▶ _DATA ROWS_
— begin —
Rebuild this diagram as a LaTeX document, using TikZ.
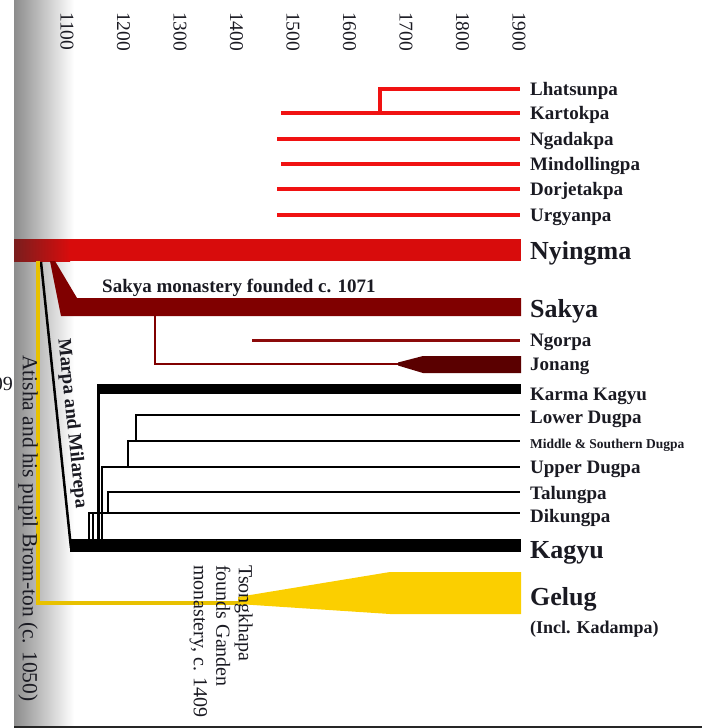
\documentclass[tikz,border=0pt]{standalone}
\usepackage{fontspec}
\setmainfont{Liberation Serif}
\usetikzlibrary{positioning,calc}
\definecolor{nyred}{HTML}{D80C0C}
\definecolor{nydark}{HTML}{7A1E1E}
\definecolor{nysub}{HTML}{F01212}
\definecolor{sakred}{HTML}{800000}
\definecolor{jonred}{HTML}{5A0000}
\definecolor{ngored}{HTML}{8C0A0A}
\definecolor{gelgold}{HTML}{FBCF00}
\definecolor{lineyel}{HTML}{E8C100}
\definecolor{lblink}{HTML}{1A1A22}
\tikzset{
  lbl/.style={anchor=base west,inner xsep=10pt,inner ysep=0pt,text=lblink,
              font=\fontsize{19}{19}\selectfont\bfseries},
  biglbl/.style={lbl,font=\fontsize{26}{26}\selectfont\bfseries},
  smalllbl/.style={lbl,font=\fontsize{13.5}{13.5}\selectfont\bfseries},
  yrlbl/.style={rotate=-90,anchor=west,inner sep=0pt,text=lblink,
                font=\fontsize{19.5}{19.5}\selectfont},
  note/.style={inner sep=0pt,text=lblink,font=\fontsize{20}{22.5}\selectfont},
  nysubline/.style={draw=nysub,line width=3.3pt},
  kgline/.style={draw=black,line width=2.4pt},
  yelline/.style={draw=lineyel,line width=4pt}
}

\begin{document}
\begin{tikzpicture}[x=1pt,y=-1pt]
\useasboundingbox (0,0) rectangle (702,728);
\shade[left color=black!45,right color=white] (14,0) rectangle (74,725);
\draw[line width=2pt,black!85] (14,726.5) -- (702,726.5);

% time axis
\foreach \yr [count=\i from 0] in {1100,1200,...,1900}
  \node[yrlbl] (yr\yr) at (67+56.5*\i,12) {\yr};

% Nyingma
\shade[left color=nydark,right color=nyred] (14,239) rectangle (70,261);
\fill[nyred] (69,239) rectangle (521,261);
\node[biglbl] (nyingma) at (520,259) {Nyingma};

\node[lbl] (lhatsunpa) at (520,95) {Lhatsunpa};
\node[lbl] (kartokpa) at (520,119) {Kartokpa};
\node[lbl] (ngadakpa) at (520,145) {Ngadakpa};
\node[lbl] (mindollingpa) at (520,170) {Mindollingpa};
\node[lbl] (dorjetakpa) at (520,195) {Dorjetakpa};
\node[lbl] (urgyanpa) at (520,221) {Urgyanpa};
\draw[nysubline] (380,113) |- (lhatsunpa.west |- 0,89);
\foreach \nm/\yy/\xs in {kartokpa/113/281,ngadakpa/139/277,mindollingpa/164/281,
                         dorjetakpa/189/277,urgyanpa/215/277}
  \draw[nysubline] (\xs,\yy) -- (\nm.west |- 0,\yy);

% Sakya
\fill[sakred] (50,261) -- (55,261) -- (77,298) -- (521,298) -- (521,316) -- (61,316) -- cycle;
\node[biglbl] (sakya) at (520,317) {Sakya};
\node[lbl,inner xsep=0pt] (sakfound) at (102,292) {Sakya monastery founded c. 1071};
\node[lbl] (ngorpa) at (520,346) {Ngorpa};
\node[lbl] (jonang) at (520,370) {Jonang};
\draw[draw=ngored,line width=3pt] (252,340) -- (ngorpa.west |- 0,340);
\draw[draw=sakred,line width=2.6pt] (155,316) |- (402,364);
\fill[jonred] (398,362.5) -- (423,356) -- (521,356) -- (521,373) -- (423,373) -- (398,365.5) -- cycle;

% Kagyu
\coordinate (marpatop) at (41,262);
\coordinate (marpabot) at (71,548);
\fill[black] (70,539) rectangle (521,552);
\draw[black,line width=2.5pt] (marpatop) -- (marpabot);
\node[lbl,rotate=-84,anchor=south,inner sep=5pt] (marpa) at ($(marpatop)!0.57!(marpabot)$) {Marpa and Milarepa};
\node[biglbl] (kagyu) at (520,558) {Kagyu};
\node[lbl] (karmakagyu) at (520,400) {Karma Kagyu};
\node[lbl] (lowerdugpa) at (520,423) {Lower Dugpa};
\node[smalllbl] (middugpa) at (520,448) {Middle \& Southern Dugpa};
\node[lbl] (upperdugpa) at (520,473) {Upper Dugpa};
\node[lbl] (talungpa) at (520,499) {Talungpa};
\node[lbl] (dikungpa) at (520,522) {Dikungpa};
\fill[black] (97,384) rectangle (521,394);
\draw[kgline] (98.5,545) -- (98.5,386);
\draw[kgline] (136,441) |- (lowerdugpa.west |- 0,415);
\draw[kgline] (128,467) |- (middugpa.west |- 0,441);
\draw[kgline] (102,545) |- (upperdugpa.west |- 0,467);
\draw[kgline] (93,545) |- (108,513) |- (talungpa.west |- 0,492);
\draw[kgline] (89,545) |- (dikungpa.west |- 0,513);

% Gelug
\draw[yelline] (38,261) |- (245,603);
\fill[gelgold] (238,597) -- (390,572) -- (521,572) -- (521,614) -- (390,614) -- (238,604) -- cycle;
\node[biglbl] (gelug) at (520,605) {Gelug};
\node[lbl,font=\fontsize{18}{18}\selectfont\bfseries] (kadampa) at (520,633) {(Incl. Kadampa)};
\node[note,rotate=-90,anchor=north west,align=left] (tsong) at (253,565)
  {Tsongkhapa\\founds Ganden\\monastery, c. 1409};
\node[note,rotate=-90,anchor=west,font=\fontsize{21.5}{21.5}\selectfont] (atisha) at (28,355)
  {Atisha and his pupil Brom-ton (c. 1050)};
\node[note,anchor=base east] (cut) at (13,390) {09};
\end{tikzpicture}
\end{document}
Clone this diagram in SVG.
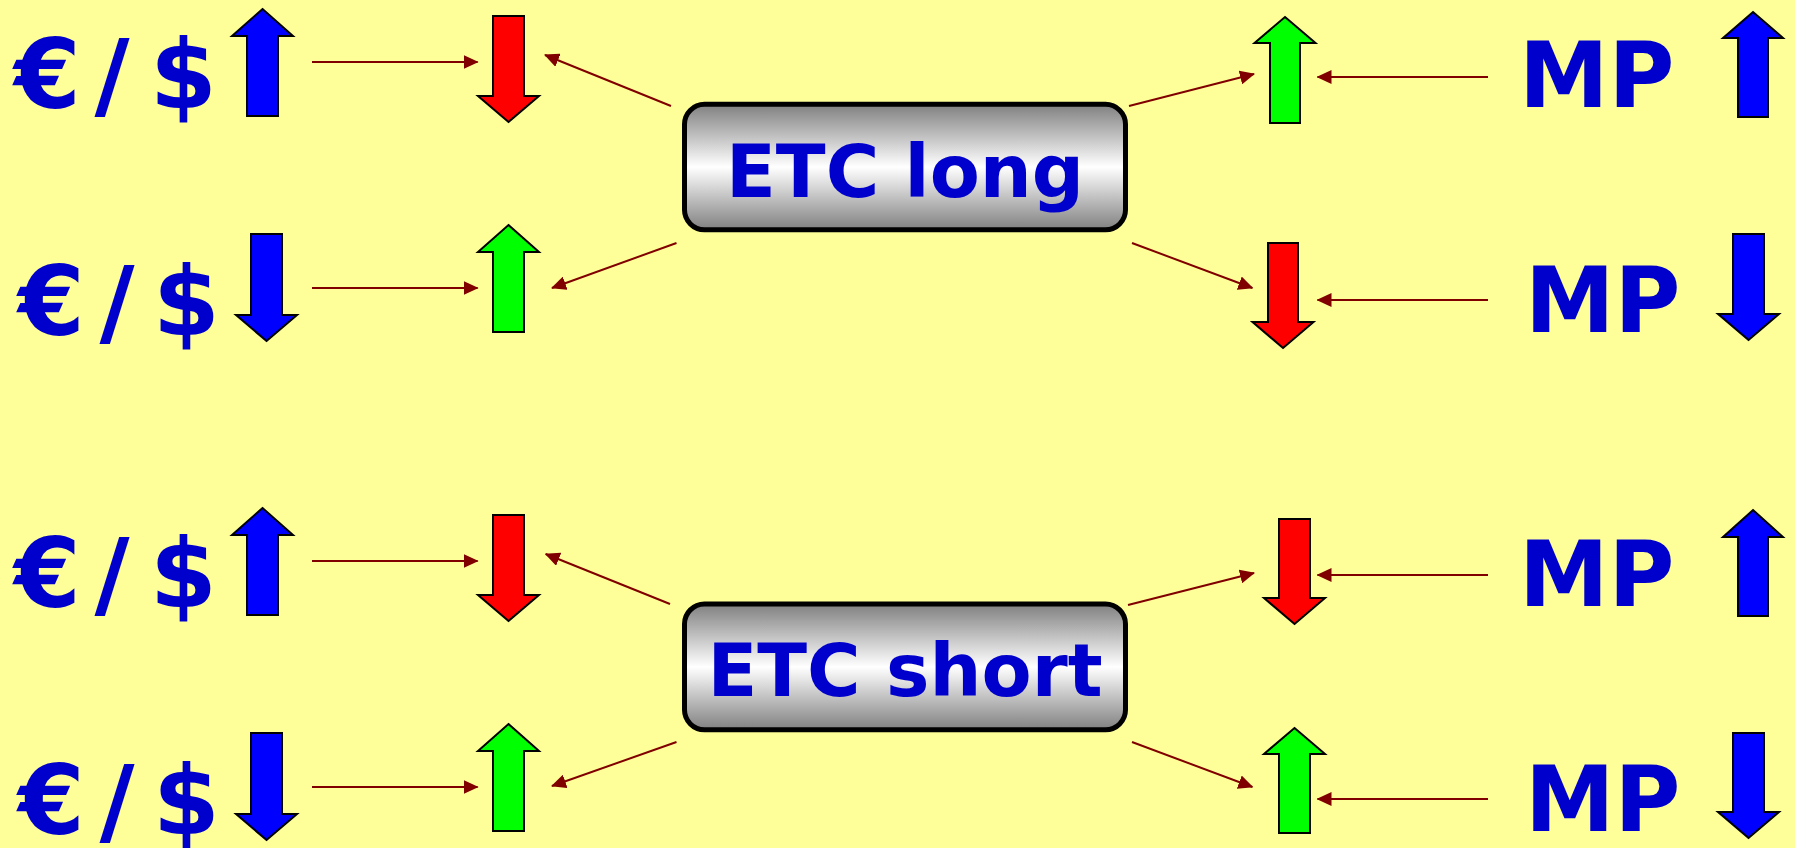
— end —
▶ _WORK REQUIRED_
Retype each record exactly as it stands, but do not include the pictures.

▶ _RESULT OF THE EXERCISE_
Rebuild this diagram as a LaTeX document, using TikZ.
\documentclass[tikz,border=0pt]{standalone}
\usepackage{fontspec}
\setmainfont{Liberation Serif}
\usetikzlibrary{positioning,calc}
\definecolor{nyred}{HTML}{D80C0C}
\definecolor{nydark}{HTML}{7A1E1E}
\definecolor{nysub}{HTML}{F01212}
\definecolor{sakred}{HTML}{800000}
\definecolor{jonred}{HTML}{5A0000}
\definecolor{ngored}{HTML}{8C0A0A}
\definecolor{gelgold}{HTML}{FBCF00}
\definecolor{lineyel}{HTML}{E8C100}
\definecolor{lblink}{HTML}{1A1A22}
\tikzset{
  lbl/.style={anchor=base west,inner xsep=10pt,inner ysep=0pt,text=lblink,
              font=\fontsize{19}{19}\selectfont\bfseries},
  biglbl/.style={lbl,font=\fontsize{26}{26}\selectfont\bfseries},
  smalllbl/.style={lbl,font=\fontsize{13.5}{13.5}\selectfont\bfseries},
  yrlbl/.style={rotate=-90,anchor=west,inner sep=0pt,text=lblink,
                font=\fontsize{19.5}{19.5}\selectfont},
  note/.style={inner sep=0pt,text=lblink,font=\fontsize{20}{22.5}\selectfont},
  nysubline/.style={draw=nysub,line width=3.3pt},
  kgline/.style={draw=black,line width=2.4pt},
  yelline/.style={draw=lineyel,line width=4pt}
}

\begin{document}
\begin{tikzpicture}[x=1pt,y=-1pt]
\useasboundingbox (0,0) rectangle (702,728);
\shade[left color=black!45,right color=white] (14,0) rectangle (74,725);
\draw[line width=2pt,black!85] (14,726.5) -- (702,726.5);

% time axis
\foreach \yr [count=\i from 0] in {1100,1200,...,1900}
  \node[yrlbl] (yr\yr) at (67+56.5*\i,12) {\yr};

% Nyingma
\shade[left color=nydark,right color=nyred] (14,239) rectangle (70,261);
\fill[nyred] (69,239) rectangle (521,261);
\node[biglbl] (nyingma) at (520,259) {Nyingma};

\node[lbl] (lhatsunpa) at (520,95) {Lhatsunpa};
\node[lbl] (kartokpa) at (520,119) {Kartokpa};
\node[lbl] (ngadakpa) at (520,145) {Ngadakpa};
\node[lbl] (mindollingpa) at (520,170) {Mindollingpa};
\node[lbl] (dorjetakpa) at (520,195) {Dorjetakpa};
\node[lbl] (urgyanpa) at (520,221) {Urgyanpa};
\draw[nysubline] (380,113) |- (lhatsunpa.west |- 0,89);
\foreach \nm/\yy/\xs in {kartokpa/113/281,ngadakpa/139/277,mindollingpa/164/281,
                         dorjetakpa/189/277,urgyanpa/215/277}
  \draw[nysubline] (\xs,\yy) -- (\nm.west |- 0,\yy);

% Sakya
\fill[sakred] (50,261) -- (55,261) -- (77,298) -- (521,298) -- (521,316) -- (61,316) -- cycle;
\node[biglbl] (sakya) at (520,317) {Sakya};
\node[lbl,inner xsep=0pt] (sakfound) at (102,292) {Sakya monastery founded c. 1071};
\node[lbl] (ngorpa) at (520,346) {Ngorpa};
\node[lbl] (jonang) at (520,370) {Jonang};
\draw[draw=ngored,line width=3pt] (252,340) -- (ngorpa.west |- 0,340);
\draw[draw=sakred,line width=2.6pt] (155,316) |- (402,364);
\fill[jonred] (398,362.5) -- (423,356) -- (521,356) -- (521,373) -- (423,373) -- (398,365.5) -- cycle;

% Kagyu
\coordinate (marpatop) at (41,262);
\coordinate (marpabot) at (71,548);
\fill[black] (70,539) rectangle (521,552);
\draw[black,line width=2.5pt] (marpatop) -- (marpabot);
\node[lbl,rotate=-84,anchor=south,inner sep=5pt] (marpa) at ($(marpatop)!0.57!(marpabot)$) {Marpa and Milarepa};
\node[biglbl] (kagyu) at (520,558) {Kagyu};
\node[lbl] (karmakagyu) at (520,400) {Karma Kagyu};
\node[lbl] (lowerdugpa) at (520,423) {Lower Dugpa};
\node[smalllbl] (middugpa) at (520,448) {Middle \& Southern Dugpa};
\node[lbl] (upperdugpa) at (520,473) {Upper Dugpa};
\node[lbl] (talungpa) at (520,499) {Talungpa};
\node[lbl] (dikungpa) at (520,522) {Dikungpa};
\fill[black] (97,384) rectangle (521,394);
\draw[kgline] (98.5,545) -- (98.5,386);
\draw[kgline] (136,441) |- (lowerdugpa.west |- 0,415);
\draw[kgline] (128,467) |- (middugpa.west |- 0,441);
\draw[kgline] (102,545) |- (upperdugpa.west |- 0,467);
\draw[kgline] (93,545) |- (108,513) |- (talungpa.west |- 0,492);
\draw[kgline] (89,545) |- (dikungpa.west |- 0,513);

% Gelug
\draw[yelline] (38,261) |- (245,603);
\fill[gelgold] (238,597) -- (390,572) -- (521,572) -- (521,614) -- (390,614) -- (238,604) -- cycle;
\node[biglbl] (gelug) at (520,605) {Gelug};
\node[lbl,font=\fontsize{18}{18}\selectfont\bfseries] (kadampa) at (520,633) {(Incl. Kadampa)};
\node[note,rotate=-90,anchor=north west,align=left] (tsong) at (253,565)
  {Tsongkhapa\\founds Ganden\\monastery, c. 1409};
\node[note,rotate=-90,anchor=west,font=\fontsize{21.5}{21.5}\selectfont] (atisha) at (28,355)
  {Atisha and his pupil Brom-ton (c. 1050)};
\node[note,anchor=base east] (cut) at (13,390) {09};
\end{tikzpicture}
\end{document}
Clone this diagram in SVG.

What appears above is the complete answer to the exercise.